No Tax on Tips in California: Half True
The federal deduction is real. A California server, bartender, or stylist can deduct up to $25,000 of tips from federal taxable income for 2025 through 2028. But California has not adopted the rule, so the state still taxes every tipped dollar.
What California workers actually get
The federal side works everywhere, California included. Tips are deducted on the new Schedule 1-A, you do not need to itemize, and the deduction phases out above $150,000 of income single or $300,000 married. For a single server earning $60,000 with $15,000 in tips, the federal savings come to about $1,800 a year.
Then comes the state return. California starts its tax calculation from federal AGI, and the tips deduction sits below that line, so the Franchise Tax Board never sees it.
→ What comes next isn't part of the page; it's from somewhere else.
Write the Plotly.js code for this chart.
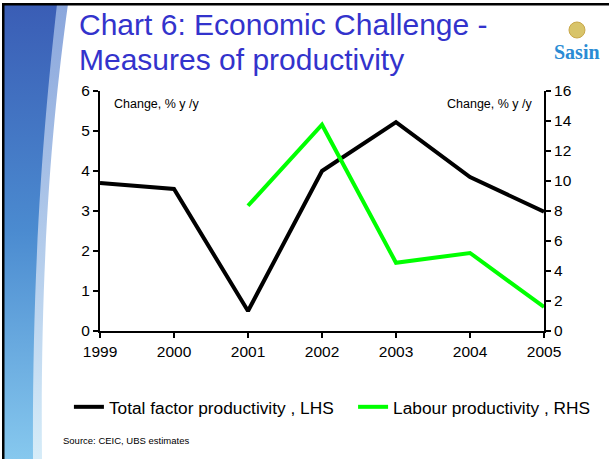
<!DOCTYPE html>
<html>
<head>
<meta charset="utf-8">
<script src="https://cdn.plot.ly/plotly-3.0.1.min.js"></script>
<style>
  html, body { margin: 0; padding: 0; background: #ffffff; }
  #wrap { position: relative; width: 609px; height: 459px; overflow: hidden; background: #ffffff; }
  #bg { position: absolute; left: 0; top: 0; }
  #chart { position: absolute; left: 0; top: 0; width: 609px; height: 459px; }
</style>
</head>
<body>
<div id="wrap">
  <svg id="bg" width="609" height="459" xmlns="http://www.w3.org/2000/svg">
    <defs>
      <linearGradient id="sw" x1="0" y1="0" x2="0" y2="1">
        <stop offset="0" stop-color="#3a5db5"/>
        <stop offset="0.5" stop-color="#4b8bd0"/>
        <stop offset="1" stop-color="#86c8ee"/>
      </linearGradient>
      <linearGradient id="sw2" x1="0" y1="0" x2="0" y2="1">
        <stop offset="0" stop-color="#8aa6dc"/>
        <stop offset="1" stop-color="#d6ecf8"/>
      </linearGradient>
    </defs>
    <path d="M4,4 L68,4 C52,120 40,260 42,459 L4,459 Z" fill="url(#sw2)"/>
    <path d="M4,4 L57,4 C44,120 32,260 33,459 L4,459 Z" fill="url(#sw)"/>
    <rect x="2" y="3" width="607" height="2.5" fill="#000"/>
    <rect x="2" y="3" width="2.5" height="456" fill="#000"/>
  </svg>
  <div id="chart"></div>
</div>
<script>
const years = [1999, 2000, 2001, 2002, 2003, 2004, 2005];
const tfp = [3.7, 3.55, 0.5, 4.0, 5.22, 3.85, 2.98];
const labour = [null, null, 8.35, 13.75, 4.55, 5.2, 1.6];
const seriesNames = ["Total factor productivity , LHS", "Labour productivity , RHS"];
const titleLines = ["Chart 6: Economic Challenge -", "Measures of productivity"];
const axisNote = "Change, % y /y";
const sourceNote = "Source: CEIC, UBS estimates";

const FONT = "Arial, 'Liberation Sans', sans-serif";

const traces = [
  { x: years, y: tfp, name: seriesNames[0], type: "scatter", mode: "lines",
    line: { color: "#000000", width: 4 }, yaxis: "y", legend: "legend", connectgaps: false },
  { x: years, y: labour, name: seriesNames[1], type: "scatter", mode: "lines",
    line: { color: "#00ff00", width: 4 }, yaxis: "y2", legend: "legend2", connectgaps: false }
];

const legendStyle = (xpos) => ({
  orientation: "h", x: xpos, xanchor: "left", y: -0.317, yanchor: "middle",
  font: { family: FONT, size: 17.3, color: "#000" },
  bgcolor: "rgba(0,0,0,0)", itemwidth: 30
});

const layout = {
  width: 609, height: 459,
  margin: { l: 100, r: 65, t: 91, b: 128 },
  paper_bgcolor: "rgba(0,0,0,0)",
  plot_bgcolor: "#ffffff",
  font: { family: FONT, color: "#000000", size: 14 },
  showlegend: true,
  legend: legendStyle(-0.07),
  legend2: legendStyle(0.57),
  xaxis: {
    range: [1999, 2005], tickmode: "linear", tick0: 1999, dtick: 1,
    showgrid: false, zeroline: false, showline: true, linecolor: "#000", linewidth: 2,
    ticks: "outside", ticklen: 5, tickwidth: 2, tickcolor: "#000",
    tickfont: { family: FONT, size: 15.5, color: "#000" }
  },
  yaxis: {
    range: [0, 6], tickmode: "linear", tick0: 0, dtick: 1,
    showgrid: false, zeroline: false, showline: true, linecolor: "#000", linewidth: 2,
    ticks: "outside", ticklen: 5, tickwidth: 2, tickcolor: "#000",
    tickfont: { family: FONT, size: 15.5, color: "#000" }
  },
  yaxis2: {
    range: [0, 16], tickmode: "linear", tick0: 0, dtick: 2,
    overlaying: "y", side: "right",
    showgrid: false, zeroline: false, showline: true, linecolor: "#000", linewidth: 2,
    ticks: "outside", ticklen: 5, tickwidth: 2, tickcolor: "#000",
    tickfont: { family: FONT, size: 15.5, color: "#000" }
  },
  shapes: [
    { type: "circle", xref: "paper", yref: "paper",
      x0: 1.0563, x1: 1.0923, y0: 1.2208, y1: 1.2875,
      fillcolor: "#d8c46a", line: { color: "#c9a84a", width: 1 }, layer: "above" }
  ],
  annotations: [
    { text: titleLines[0], xref: "paper", yref: "paper", x: -0.0518, y: 1.277,
      xanchor: "left", yanchor: "middle", showarrow: false,
      font: { family: FONT, size: 30, color: "#3333cc" } },
    { text: titleLines[1], xref: "paper", yref: "paper", x: -0.0518, y: 1.131,
      xanchor: "left", yanchor: "middle", showarrow: false,
      font: { family: FONT, size: 30, color: "#3333cc" } },
    { text: axisNote, xref: "paper", yref: "paper", x: 0.027, y: 0.946,
      xanchor: "left", yanchor: "middle", showarrow: false,
      font: { family: FONT, size: 12.5, color: "#000" } },
    { text: axisNote, xref: "paper", yref: "paper", x: 0.98, y: 0.946,
      xanchor: "right", yanchor: "middle", showarrow: false,
      font: { family: FONT, size: 12.5, color: "#000" } },
    { text: sourceNote, xref: "paper", yref: "paper", x: -0.0878, y: -0.458,
      xanchor: "left", yanchor: "middle", showarrow: false,
      font: { family: FONT, size: 9.5, color: "#000" } },
    { text: "<b>Sasin</b>", xref: "paper", yref: "paper", x: 1.074, y: 1.1625,
      xanchor: "center", yanchor: "middle", showarrow: false,
      font: { family: "'Liberation Serif', 'Times New Roman', serif", size: 20, color: "#2a8bd4" } }
  ]
};

Plotly.newPlot("chart", traces, layout, { displayModeBar: false, staticPlot: true });
</script>
</body>
</html>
That same server still pays about $860 a year in California income tax on those tips. The take home win is real, it is just federal only.
Why California has not conformed
California rarely conforms to federal tax changes automatically. The legislature would need to pass its own version, and with the state budget under pressure, no conformity bill has passed. Nothing is pending that looks likely to change this for the 2026 filing season.
What to do at filing time
Claim the full federal deduction, that part is yours. On the California return, expect the tips to remain in your taxable income. If you use tax software it handles the difference automatically. The mistake to avoid is assuming your California withholding can drop the way your federal withholding can, it cannot, and under-withholding state tax earns you a bill in April.
Frequently asked questions
Are tips tax free in California in 2026?
Federally yes, up to $25,000 a year through 2028. At the state level no. California has not adopted the deduction and still taxes tips as regular income.
How much does the tips deduction save a California worker?
A single server earning $60,000 with $15,000 in tips saves about $1,800 in federal tax, while California still collects about $860 in state tax on the same tips.
Will California ever adopt the tips deduction?
Possibly, but no conformity legislation has passed. Check the Franchise Tax Board or our conformity tracker before each filing season.